Since 2019, the Louvre in Paris has stepped up its licensing efforts, teaming up with DS Automobiles, the Swiss watchmaker Swatch and the macaron bakery Laduree.
The Louvre’s brand partnerships reportedly generated 4.5 million euros last year, compared with 2.7 million euros in 2019, according to Le Monde.
This year, it signed a four-year deal with Japanese retailer Uniqlo and launched a graphic T-shirt collection inspired by the Mona Lisa, Venus de Milo and Liberty Leading the People.
He Yizan (何一讚), cofounder of Shanghai-based intellectual property licensing agency Artistory said museums are turning to merchandise to tap Gen Z audiences, who are more likely to access museum content online, rather than in person. The aim is to make their archives familiar to all.
Artistory’s designers opt for creative mashups of the old masters.

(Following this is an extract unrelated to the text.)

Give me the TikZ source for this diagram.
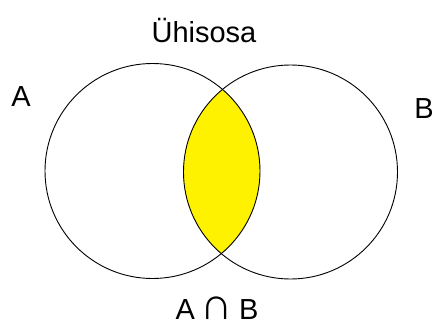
\documentclass[tikz,border=0pt]{standalone}
\usepackage{fontspec}
\setmainfont{Liberation Sans}
\begin{document}
\begin{tikzpicture}[x=1pt,y=-1pt,
  circ/.style={draw=black,line width=0.9pt},
  lab/.style={font=\fontsize{29}{29}\selectfont,inner sep=0pt,text=black}]
\useasboundingbox (0,0) rectangle (435,326);
\coordinate (ca) at (152.5,171);
\coordinate (cb) at (290.5,172);
\begin{scope}
  \clip (ca) circle (107.5pt);
  \fill[yellow] (cb) circle (107pt);
\end{scope}
\draw[circ] (ca) circle (107.5pt);
\draw[circ] (cb) circle (107pt);
\node[lab,anchor=base] (title) at (204,43) {Ühisosa};
\node[lab,anchor=base] (la) at (21,106) {A};
\node[lab,anchor=base] (lb) at (424,118) {B};
\node[lab,anchor=base] (lab) at (217,319) {A\hspace{6pt}\scalebox{1.55}{∩}\hspace{6pt}B};
\end{tikzpicture}
\end{document}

“We never slap the paintings on to the products, instead we create original patterns inspired by artworks and share them on TikTok and livestreamed events,” he said. “We want to transform something ancient and boring into something modern and exciting.”
However, these corporate gigs have riled those who fear museums’ cultural heritage is under threat.
In 2019, the Louvre partnered with Airbnb on a competition to let one couple stay the night in its hallowed halls.
Then-Paris deputy mayor of housing Ian Brossat wrote to then-French minister of culture Franck Riester that “this use of a public institution for commercial purposes by a digital giant is a shocking political gesture.”
Brossat has campaigned to ban Airbnb in Paris’ city center, saying that they are pushing Parisians out of the housing market.
Others ask why galleries should be free to profit from art no longer bound by copyright, which in the UK and EU lasts until 70 years after the creator’s death.
Then, the work is freely available intellectual property, although in certain countries, such as France, museums can claim perpetual moral rights of an author’s work. This gives custodians the right of attribution and ability to take down damaging reproductions.
Grischka Petri, a lawyer and art historian at the University of Glasgow, said it is problematic that museums are acting as trustees of long-dead artists whose works are no longer in copyright.
“It becomes interesting from a copyright perspective when a museum wants to monopolize its public domain collections and prohibit reproductions,” Petri said.
He said museums risk being “hypocritical” if they promot the commercialization of their collection, while also banning usage by others for moral reasons.
“Many ancient artworks work in a soft pornographic way anyway,” Petri said.
In the past few years, as the Internet has led to an explosion of low-quality copies, institutions are rethinking their strategy.
The Rijksmuseum in Amsterdam allows audiences download high-resolution photographs of its collections that include Rembrandt, Vermeer and Van Gogh.
“If they want to have a Vermeer on their toilet paper, I’d rather have a very high-quality image than a very bad reproduction,” Rijksmuseum director of collections Taco Dibbits said.